Given social distancing needs in the pandemic, many communities are embracing a new kind of polling place — the voting “supercenter.” The push to turn arenas and stadiums into polling places started months ago, with the help of the Election Super Centers Project, but has picked up steam since NBA players demanded the league get on board with the effort.

“The professional sports teams and colleges, when they’re getting involved, are essentially donating those facilities,” said David Becker, executive director of the nonprofit Center for Election Innovation and Research. “And that might mean volunteering some of their staff and personnel to help out.” 

That could include staff to direct crowds, keep bathrooms stocked and provide general maintenance to allow poll workers to focus on voters.

“There’s some real advantages in the sense that these stadiums and arenas tend to be on public transportation routes,” Becker said. “They’re very large; they can accommodate social distancing. They have really good power and lots of outlets that machines can be plugged into.” 

The Capital One Arena in Washington, D.C., is one such site. It sits right on a hub of D.C.’s metro system and is empty of fans during the pandemic. Monumental Sports & Entertainment, which owns the arena and the WNBA’s Washington Mystics, the NBA’s Wizards and the NHL’s Capitals, is working with the D.C. Board of Elections to turn a concourse that runs the length of a city block into a polling place, roughly five times the size of some of the city’s largest pre-pandemic polling sites.

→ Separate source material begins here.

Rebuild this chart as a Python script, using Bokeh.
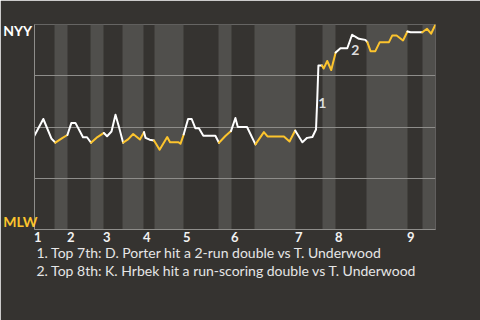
from bokeh.plotting import figure
from bokeh.models import Range1d, FixedTicker, CustomJSTickFormatter, Label
from bokeh.embed import file_html
from bokeh.resources import INLINE

# Win probability (1 = NYY wins, 0 = MLW wins), sampled along the game timeline
play_x = [0.0, 2.2, 4.2, 5.2, 6.9, 8.2, 9.2, 10.2, 12.1, 13.1, 14.1, 15.7, 17.3,
          18.1, 19.2, 20.2, 21.1, 22.1, 23.4, 24.6, 26.3, 27.3, 27.7, 28.7, 29.8,
          30.3, 31.2, 33.1, 33.8, 35.9, 36.4, 37.2, 38.3, 39.2, 40.1, 41.0, 42.1,
          45.1, 46.0, 47.6, 49.0, 50.1, 50.7, 53.0, 55.1, 57.2, 58.1, 62.2, 63.6,
          65.0, 66.8, 68.0, 69.3, 70.2, 70.5, 70.8, 71.7, 72.1, 73.0, 74.0, 75.1,
          76.3, 78.0, 79.2, 80.9, 82.5, 83.0, 83.8, 85.0, 86.1, 88.4, 89.2, 90.3,
          91.9, 93.0, 93.8, 96.7, 97.9, 98.9, 100.0]
win_prob = [0.459, 0.539, 0.444, 0.424, 0.446, 0.461, 0.520, 0.520, 0.450, 0.450,
            0.423, 0.451, 0.471, 0.455, 0.478, 0.560, 0.498, 0.423, 0.441, 0.466,
            0.439, 0.475, 0.447, 0.438, 0.434, 0.418, 0.389, 0.451, 0.426, 0.426,
            0.418, 0.463, 0.539, 0.539, 0.494, 0.494, 0.457, 0.457, 0.423, 0.456,
            0.480, 0.544, 0.500, 0.500, 0.415, 0.475, 0.454, 0.454, 0.429, 0.483,
            0.426, 0.447, 0.451, 0.488, 0.629, 0.800, 0.800, 0.785, 0.822, 0.778,
            0.863, 0.884, 0.884, 0.950, 0.930, 0.925, 0.914, 0.870, 0.870, 0.914,
            0.914, 0.946, 0.946, 0.922, 0.966, 0.962, 0.962, 0.979, 0.955, 1.0]

# Half-inning boundaries on the same timeline
top_starts = [0.0, 8.23, 17.21, 27.18, 37.16, 49.13, 65.09, 75.06, 93.02]
bottom_starts = [4.99, 13.97, 21.95, 29.93, 45.89, 54.86, 71.82, 82.79, 96.76]
game_end = 100.0
inning_labels = ["1", "2", "3", "4", "5", "6", "7", "8", "9"]

# Annotated key plays
note_labels = ["1", "2"]
note_x = [71.8, 80.0]
note_y = [0.615, 0.878]
footnotes = [
    "1. Top 7th: D. Porter hit a 2-run double vs T. Underwood",
    "2. Top 8th: K. Hrbek hit a run-scoring double vs T. Underwood",
]

BG = "#353330"
BAND = "#504f4c"
GRID = "#8e8d8a"
AWAY = "#ffffff"
HOME = "#fcc42d"
FONT = "Lato"

p = figure(frame_width=401, frame_height=205,
           x_range=Range1d(0, game_end), y_range=Range1d(0, 1),
           output_backend="svg", toolbar_location=None,
           min_border_left=34, min_border_right=45,
           min_border_top=24, min_border_bottom=91,
           background_fill_color=BG, border_fill_color=BG,
           outline_line_color=None)

# Bottom halves shaded
half_ends = top_starts[1:] + [game_end]
p.quad(left=bottom_starts, right=half_ends, bottom=0, top=1,
       fill_color=BAND, line_color=None, level="image")

# Colour each stretch by which team is batting
def batting_color(x):
    idx = sum(1 for t in top_starts if t <= x) - 1
    return HOME if x >= bottom_starts[idx] else AWAY

xs, ys, cols = [], [], []
for i in range(len(play_x) - 1):
    c = batting_color((play_x[i] + play_x[i + 1]) / 2)
    if cols and cols[-1] == c:
        xs[-1].append(play_x[i + 1])
        ys[-1].append(win_prob[i + 1])
    else:
        xs.append([play_x[i], play_x[i + 1]])
        ys.append([win_prob[i], win_prob[i + 1]])
        cols.append(c)
p.multi_line(xs, ys, line_color=cols, line_width=2,
             line_join="round", line_cap="round")

# Axes and grid
p.xgrid.visible = False
p.ygrid.ticker = FixedTicker(ticks=[0.25, 0.5, 0.75, 1.0])
p.ygrid.grid_line_color = GRID
p.ygrid.grid_line_width = 1

p.xaxis.ticker = FixedTicker(ticks=[t + 0.8 for t in top_starts])
p.xaxis.formatter = CustomJSTickFormatter(args=dict(labels=inning_labels),
                                          code="return labels[index]")
p.xaxis.axis_line_color = GRID
p.xaxis.major_tick_line_color = None
p.xaxis.minor_tick_line_color = None
p.xaxis.major_tick_out = 0
p.xaxis.major_tick_in = 0
p.xaxis.minor_tick_out = 0
p.xaxis.major_label_standoff = 2
p.xaxis.major_label_text_font = FONT
p.xaxis.major_label_text_font_style = "bold"
p.xaxis.major_label_text_font_size = "13px"
p.xaxis.major_label_text_color = "#f2f2f2"

p.yaxis.ticker = FixedTicker(ticks=[])
p.yaxis.axis_line_color = GRID
p.yaxis.major_tick_line_color = None
p.yaxis.minor_tick_line_color = None
p.yaxis.major_tick_out = 0
p.yaxis.minor_tick_out = 0

# Text outside the frame lives in the bottom margin panel so it is not clipped
margin_labels = [
    Label(x=-7.8, y=1.01, text="NYY", text_align="left", text_baseline="top",
          text_font=FONT, text_font_style="bold", text_font_size="14px",
          text_color=AWAY),
    Label(x=-7.8, y=0, text="MLW", text_align="left", text_baseline="bottom",
          text_font=FONT, text_font_style="bold", text_font_size="14px",
          text_color=HOME),
]
for i, line in enumerate(footnotes):
    margin_labels.append(
        Label(x=0.5, y=-0.112 - i * 0.088, text=line, text_align="left",
              text_baseline="alphabetic", text_font=FONT,
              text_font_size="14px", text_color="#e6e6e6"))
for lab in margin_labels:
    p.add_layout(lab, "below")

for t, x, y in zip(note_labels, note_x, note_y):
    p.add_layout(Label(x=x, y=y, text=t, text_align="center", text_baseline="middle",
                       text_font=FONT, text_font_style="bold", text_font_size="14px",
                       text_color="#dddddd"))

open("out.html", "w").write(file_html(p, INLINE))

In normal times, renting out the arena could cost upwards of a $100,000 a day, but for the election, the company is basically donating the space.

“In a typical end of October, early November, we are packed with two teams and other special events, but we don’t have anything right now,” said David Touhey, president of venues at Monumental. He added that the polling place will use just about one-sixteenth of the arena’s space. “So the lift is low for us,” he said.  

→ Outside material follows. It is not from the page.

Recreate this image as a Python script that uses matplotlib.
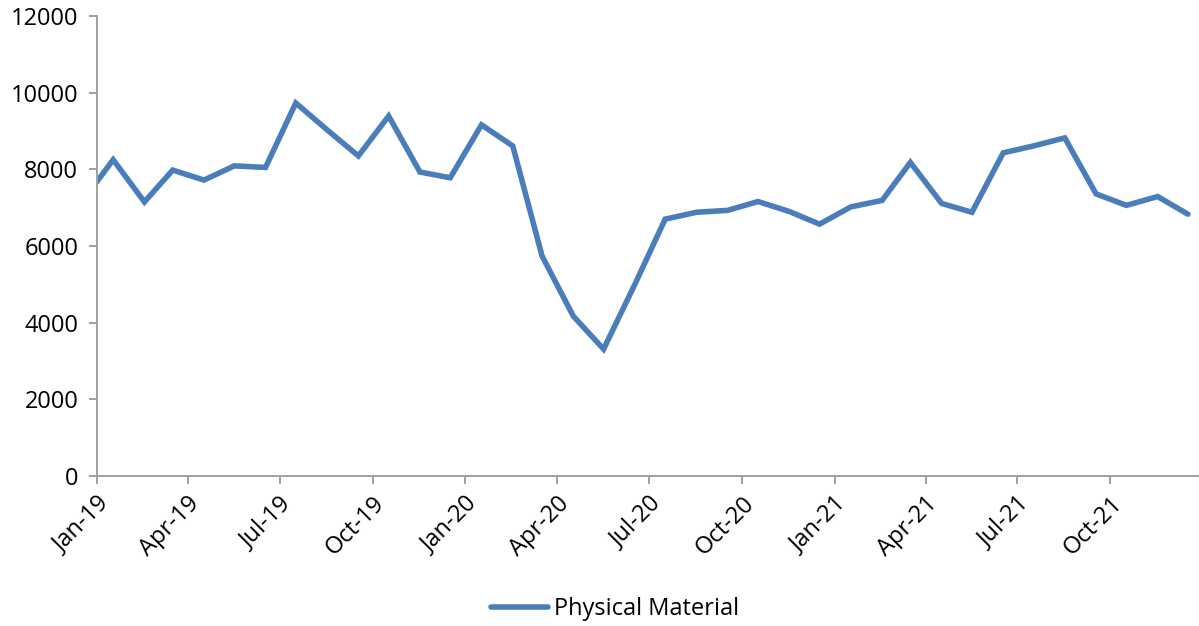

This is one of five voting supercenters that will be opening in Washington for the election, according to D.C. Board of Election Chair Michael Bennett. He said others will include the baseball stadium, university gyms and big convention hotels.

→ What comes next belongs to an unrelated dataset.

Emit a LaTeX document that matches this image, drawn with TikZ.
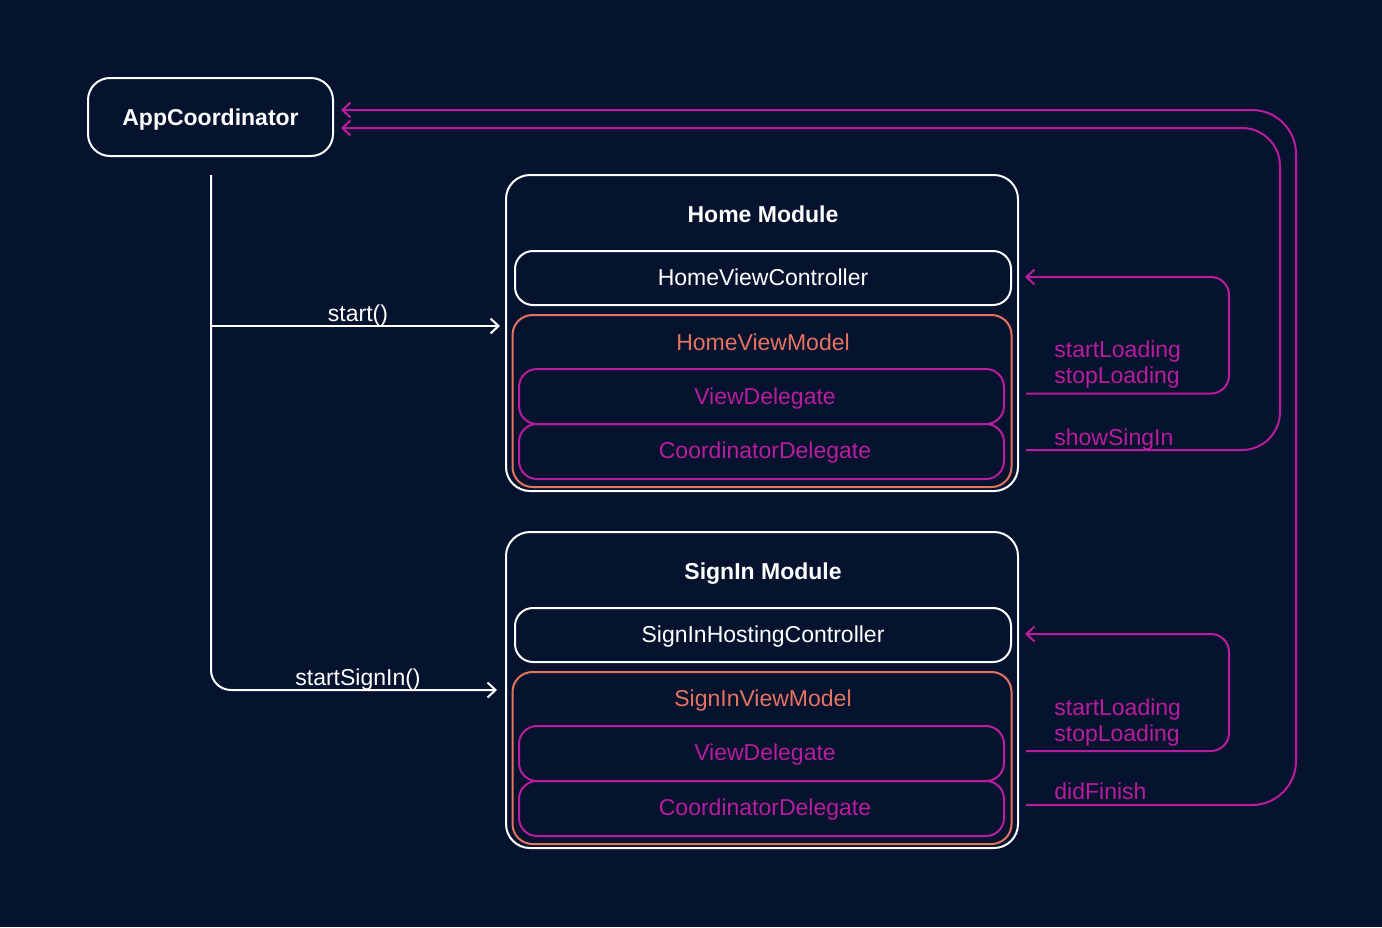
\documentclass[tikz,border=0pt]{standalone}
\usepackage{fontspec}
\setmainfont{Liberation Sans}
\usetikzlibrary{arrows.meta}
\definecolor{bg}{HTML}{06132E}
\definecolor{mag}{HTML}{B81D9E}
\definecolor{ora}{HTML}{E5735F}
\begin{document}
\begin{tikzpicture}[x=0.5pt,y=-0.5pt,
  txt/.style={font=\fontsize{11.5}{13}\selectfont, inner sep=0pt, text height=8.2pt, text depth=0pt},
  bold/.style={txt, font=\fontsize{11.5}{13}\selectfont\bfseries, text=white},
  wbox/.style={draw=white, line width=1pt, rounded corners=9pt, inner sep=0pt},
  obox/.style={draw=ora, line width=1pt, rounded corners=10pt, inner sep=0pt},
  mbox/.style={draw=mag, line width=1pt, rounded corners=9pt, inner sep=0pt},
  wline/.style={draw=white, line width=1pt},
  mline/.style={draw=mag, line width=1pt},
  tip/.style={-{Straight Barb[length=4pt,width=7.5pt,line width=1pt]}},
]
\fill[bg] (0,0) rectangle (1382,927);
\useasboundingbox (0,0) rectangle (1382,927);

% AppCoordinator
\node[wbox, rounded corners=11pt, minimum width=122.5pt, minimum height=39pt] (app) at (210.5,117) {};
\node[bold] (apptxt) at (210.5,117) {AppCoordinator};

% Home Module
\node[wbox, rounded corners=12pt, minimum width=256pt, minimum height=158pt] (home) at (762,333) {};
\node[bold] (hometitle) at (763,214) {Home Module};
\node[wbox, minimum width=248pt, minimum height=27pt] (hvc) at (763,278) {};
\node[txt, text=white] (hvctxt) at (763,277.5) {HomeViewController};
\node[obox, minimum width=249.5pt, minimum height=86pt] (hvm) at (762,401) {};
\node[txt, text=ora] (hvmtxt) at (763,342) {HomeViewModel};
\node[mbox, minimum width=242.5pt, minimum height=27.5pt] (hvd) at (761.5,396.5) {};
\node[txt, text=mag] (hvdtxt) at (765,396) {ViewDelegate};
\node[mbox, minimum width=242.5pt, minimum height=27.5pt] (hcd) at (761.5,451.5) {};
\node[txt, text=mag] (hcdtxt) at (765,450.5) {CoordinatorDelegate};

% SignIn Module
\node[wbox, rounded corners=12pt, minimum width=256pt, minimum height=158pt] (sign) at (762,690) {};
\node[bold] (signtitle) at (763,571) {SignIn Module};
\node[wbox, minimum width=248pt, minimum height=27pt] (shc) at (763,635) {};
\node[txt, text=white] (shctxt) at (763,634.5) {SignInHostingController};
\node[obox, minimum width=249.5pt, minimum height=86pt] (svm) at (762,758) {};
\node[txt, text=ora] (svmtxt) at (763,698.5) {SignInViewModel};
\node[mbox, minimum width=242.5pt, minimum height=27.5pt] (svd) at (761.5,753.5) {};
\node[txt, text=mag] (svdtxt) at (765,752.5) {ViewDelegate};
\node[mbox, minimum width=242.5pt, minimum height=27.5pt] (scd) at (761.5,808.5) {};
\node[txt, text=mag] (scdtxt) at (765,807) {CoordinatorDelegate};

% left connectors
\coordinate (vtop) at (211,175);
\coordinate (vbranch) at (211,326);
\coordinate (startend) at (500,326);
\coordinate (signend) at (497,690);
\draw[wline, tip, rounded corners=10pt] (vtop) |- (signend);
\draw[wline, tip] (vbranch) -- (startend);
\node[txt, text=white] (startlbl) at (358,313) {start()};
\node[txt, text=white] (signlbl) at (358,677) {startSignIn()};

% right connectors: Home
\coordinate (hl1) at (1026,393.5);
\coordinate (hl2) at (1229,277);
\coordinate (hl3) at (1025,277);
\draw[mline, tip, rounded corners=9pt] (hl1) -| (hl2) -- (hl3);
\node[txt, text=mag, anchor=west] (hlbla) at (1054,349) {startLoading};
\node[txt, text=mag, anchor=west] (hlblb) at (1054,375) {stopLoading};

\coordinate (hs1) at (1026,450);
\coordinate (hs2) at (1280,128);
\coordinate (hs3) at (341,128);
\draw[mline, tip, rounded corners=19pt] (hs1) -| (hs2) -- (hs3);
\node[txt, text=mag, anchor=west] (hslbl) at (1054,437.5) {showSingIn};

% right connectors: SignIn
\coordinate (sl1) at (1026,751);
\coordinate (sl2) at (1229,634);
\coordinate (sl3) at (1025,634);
\draw[mline, tip, rounded corners=9pt] (sl1) -| (sl2) -- (sl3);
\node[txt, text=mag, anchor=west] (slbla) at (1054,707) {startLoading};
\node[txt, text=mag, anchor=west] (slblb) at (1054,733) {stopLoading};

\coordinate (sf1) at (1026,805);
\coordinate (sf2) at (1296,110);
\coordinate (sf3) at (341,110);
\draw[mline, tip, rounded corners=22pt] (sf1) -| (sf2) -- (sf3);
\node[txt, text=mag, anchor=west] (sflbl) at (1054,791) {didFinish};
\end{tikzpicture}
\end{document}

“With the voter turnout that we think that we’re going to have, these will all be needed,” Bennett said.

DC Board of Elections Chair Michael Bennett stands in front of a display of hockey sticks at Capital One Arena.
D.C. Board of Elections Chair Michael Bennett in front of one of the displays voters will encounter at the Capital One Arena polling place. (Kimberly Adams/Marketplace)

Even with the additional sites, the city is encouraging residents to vote by mail, and Bennett asked the D.C. government to provide him with an additional 120 people to help process those ballots, one of many additional costs to running an election in a pandemic. The city has to provide cleaning supplies and PPE for poll workers, plus more voter education than usual. 

“We’re doing a lot more advertising, a lot more focus on ensuring that people know where to go and what to do to make sure that the voting is as simple and smooth in the process,” Bennett said. 

At least 20 NBA teams plan to turn their facilities into polling places for the November elections.

Correction (Sept. 11, 2020): An earlier version of this story incorrectly identified the teams that play in the arena.